• SUPPLIED DATA:
====

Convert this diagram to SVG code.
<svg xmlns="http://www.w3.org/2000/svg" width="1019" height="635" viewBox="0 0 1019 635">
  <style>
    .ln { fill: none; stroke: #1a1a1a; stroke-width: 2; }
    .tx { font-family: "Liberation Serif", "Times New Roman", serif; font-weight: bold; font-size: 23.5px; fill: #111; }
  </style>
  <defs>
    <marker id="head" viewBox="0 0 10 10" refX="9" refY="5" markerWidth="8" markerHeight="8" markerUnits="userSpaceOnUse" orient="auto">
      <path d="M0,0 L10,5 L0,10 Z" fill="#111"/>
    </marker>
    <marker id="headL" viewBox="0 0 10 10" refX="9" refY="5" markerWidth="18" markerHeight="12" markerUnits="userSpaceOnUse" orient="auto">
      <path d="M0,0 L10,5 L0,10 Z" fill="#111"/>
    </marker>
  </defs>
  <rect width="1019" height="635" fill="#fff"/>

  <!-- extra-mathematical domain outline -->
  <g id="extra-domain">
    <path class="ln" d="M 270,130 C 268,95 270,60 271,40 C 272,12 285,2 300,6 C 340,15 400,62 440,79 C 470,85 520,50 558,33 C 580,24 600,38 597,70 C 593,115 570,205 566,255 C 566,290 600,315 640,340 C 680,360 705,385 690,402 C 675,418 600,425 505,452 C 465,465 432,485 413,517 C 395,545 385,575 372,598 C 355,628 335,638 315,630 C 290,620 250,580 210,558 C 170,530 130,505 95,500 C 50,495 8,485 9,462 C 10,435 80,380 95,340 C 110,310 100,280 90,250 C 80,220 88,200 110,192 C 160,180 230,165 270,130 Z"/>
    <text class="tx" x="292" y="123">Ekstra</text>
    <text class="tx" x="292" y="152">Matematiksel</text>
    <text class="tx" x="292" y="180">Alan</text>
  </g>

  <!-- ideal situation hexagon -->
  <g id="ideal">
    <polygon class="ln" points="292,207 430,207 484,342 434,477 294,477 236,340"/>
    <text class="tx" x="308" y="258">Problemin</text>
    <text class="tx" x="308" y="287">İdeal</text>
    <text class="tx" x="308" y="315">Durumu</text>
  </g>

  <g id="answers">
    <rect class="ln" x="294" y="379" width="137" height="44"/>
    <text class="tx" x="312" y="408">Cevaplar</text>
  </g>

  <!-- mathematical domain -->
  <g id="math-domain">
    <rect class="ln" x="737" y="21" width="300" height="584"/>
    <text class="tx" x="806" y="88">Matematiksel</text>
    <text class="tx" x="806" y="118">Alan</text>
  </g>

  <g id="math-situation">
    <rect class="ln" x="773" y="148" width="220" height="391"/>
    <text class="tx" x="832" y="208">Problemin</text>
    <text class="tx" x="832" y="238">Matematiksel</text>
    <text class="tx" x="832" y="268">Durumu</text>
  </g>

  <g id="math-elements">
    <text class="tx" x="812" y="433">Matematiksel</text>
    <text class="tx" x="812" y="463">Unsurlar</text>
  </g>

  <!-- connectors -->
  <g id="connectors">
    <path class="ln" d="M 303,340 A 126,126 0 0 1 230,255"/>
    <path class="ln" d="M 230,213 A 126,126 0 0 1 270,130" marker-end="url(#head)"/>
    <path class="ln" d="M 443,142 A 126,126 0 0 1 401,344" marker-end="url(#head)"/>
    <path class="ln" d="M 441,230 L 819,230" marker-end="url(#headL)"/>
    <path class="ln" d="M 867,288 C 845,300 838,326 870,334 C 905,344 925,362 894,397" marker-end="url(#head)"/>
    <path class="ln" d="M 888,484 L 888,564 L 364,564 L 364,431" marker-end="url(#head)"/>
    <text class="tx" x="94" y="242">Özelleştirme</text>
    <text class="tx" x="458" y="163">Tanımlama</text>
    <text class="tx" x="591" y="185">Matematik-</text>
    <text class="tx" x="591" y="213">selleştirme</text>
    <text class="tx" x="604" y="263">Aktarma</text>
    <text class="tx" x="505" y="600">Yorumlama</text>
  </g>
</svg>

====

• GIVEN EXERCISE: Write down every line of the data exactly as it appears above.

• FULL SOLUTION:
Convert this diagram to SVG code.
<svg xmlns="http://www.w3.org/2000/svg" width="1019" height="635" viewBox="0 0 1019 635">
  <style>
    .ln { fill: none; stroke: #1a1a1a; stroke-width: 2; }
    .tx { font-family: "Liberation Serif", "Times New Roman", serif; font-weight: bold; font-size: 23.5px; fill: #111; }
  </style>
  <defs>
    <marker id="head" viewBox="0 0 10 10" refX="9" refY="5" markerWidth="8" markerHeight="8" markerUnits="userSpaceOnUse" orient="auto">
      <path d="M0,0 L10,5 L0,10 Z" fill="#111"/>
    </marker>
    <marker id="headL" viewBox="0 0 10 10" refX="9" refY="5" markerWidth="18" markerHeight="12" markerUnits="userSpaceOnUse" orient="auto">
      <path d="M0,0 L10,5 L0,10 Z" fill="#111"/>
    </marker>
  </defs>
  <rect width="1019" height="635" fill="#fff"/>

  <!-- extra-mathematical domain outline -->
  <g id="extra-domain">
    <path class="ln" d="M 270,130 C 268,95 270,60 271,40 C 272,12 285,2 300,6 C 340,15 400,62 440,79 C 470,85 520,50 558,33 C 580,24 600,38 597,70 C 593,115 570,205 566,255 C 566,290 600,315 640,340 C 680,360 705,385 690,402 C 675,418 600,425 505,452 C 465,465 432,485 413,517 C 395,545 385,575 372,598 C 355,628 335,638 315,630 C 290,620 250,580 210,558 C 170,530 130,505 95,500 C 50,495 8,485 9,462 C 10,435 80,380 95,340 C 110,310 100,280 90,250 C 80,220 88,200 110,192 C 160,180 230,165 270,130 Z"/>
    <text class="tx" x="292" y="123">Ekstra</text>
    <text class="tx" x="292" y="152">Matematiksel</text>
    <text class="tx" x="292" y="180">Alan</text>
  </g>

  <!-- ideal situation hexagon -->
  <g id="ideal">
    <polygon class="ln" points="292,207 430,207 484,342 434,477 294,477 236,340"/>
    <text class="tx" x="308" y="258">Problemin</text>
    <text class="tx" x="308" y="287">İdeal</text>
    <text class="tx" x="308" y="315">Durumu</text>
  </g>

  <g id="answers">
    <rect class="ln" x="294" y="379" width="137" height="44"/>
    <text class="tx" x="312" y="408">Cevaplar</text>
  </g>

  <!-- mathematical domain -->
  <g id="math-domain">
    <rect class="ln" x="737" y="21" width="300" height="584"/>
    <text class="tx" x="806" y="88">Matematiksel</text>
    <text class="tx" x="806" y="118">Alan</text>
  </g>

  <g id="math-situation">
    <rect class="ln" x="773" y="148" width="220" height="391"/>
    <text class="tx" x="832" y="208">Problemin</text>
    <text class="tx" x="832" y="238">Matematiksel</text>
    <text class="tx" x="832" y="268">Durumu</text>
  </g>

  <g id="math-elements">
    <text class="tx" x="812" y="433">Matematiksel</text>
    <text class="tx" x="812" y="463">Unsurlar</text>
  </g>

  <!-- connectors -->
  <g id="connectors">
    <path class="ln" d="M 303,340 A 126,126 0 0 1 230,255"/>
    <path class="ln" d="M 230,213 A 126,126 0 0 1 270,130" marker-end="url(#head)"/>
    <path class="ln" d="M 443,142 A 126,126 0 0 1 401,344" marker-end="url(#head)"/>
    <path class="ln" d="M 441,230 L 819,230" marker-end="url(#headL)"/>
    <path class="ln" d="M 867,288 C 845,300 838,326 870,334 C 905,344 925,362 894,397" marker-end="url(#head)"/>
    <path class="ln" d="M 888,484 L 888,564 L 364,564 L 364,431" marker-end="url(#head)"/>
    <text class="tx" x="94" y="242">Özelleştirme</text>
    <text class="tx" x="458" y="163">Tanımlama</text>
    <text class="tx" x="591" y="185">Matematik-</text>
    <text class="tx" x="591" y="213">selleştirme</text>
    <text class="tx" x="604" y="263">Aktarma</text>
    <text class="tx" x="505" y="600">Yorumlama</text>
  </g>
</svg>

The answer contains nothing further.